I looped around and pulled in behind. I know he saw me in the mirror. He sat there a few minutes. Then got out and went inside. I hobbled along, not sure if he would ever return. He has a way of drawing out his visits. Good thing I didn't wait. Inside, White Truck Dude was good-ol'-boying with Fave. He wanted a draw ticket, and she made him step aside to fill out the form for his numbers.
Once I had made my purchases, I hobbled back outside to find an air-sucker blocking me in! Not really his fault, because he needed air, and I had needed to park in the space closest to the FREE AIR hose. Not that it's designated for such a purpose.
Anyhoo... I waited until Air Guy was done pumping. What else could I do? I couldn't ram into him with T-Hoe. And I couldn't get out forward because of Rumpushole White Truck Guy being parked crooked.
What excuses can "you people" (is that triggering?) make for White Truck Guy this time?
"Oh, Val. Were there markings showing it was a handicap space?"

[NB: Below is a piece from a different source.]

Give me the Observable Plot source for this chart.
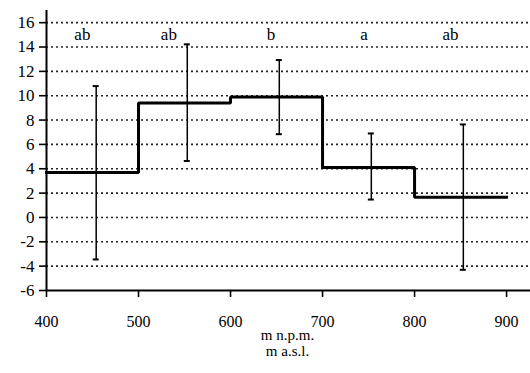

"Val, you are just cranky in your old age."
"Not all handicaps are visible."
"Maybe he isn't from around there, and doesn't know it's a handicap space."
"He might have been in a hurry to use the bathroom."
"Maybe he was planning to only be in there for a few seconds."
NO! This guy knows exactly what he's doing! He SAW me heading for that space, with my placard swinging! He has no placard. No handicap plate. He does not belong in that space.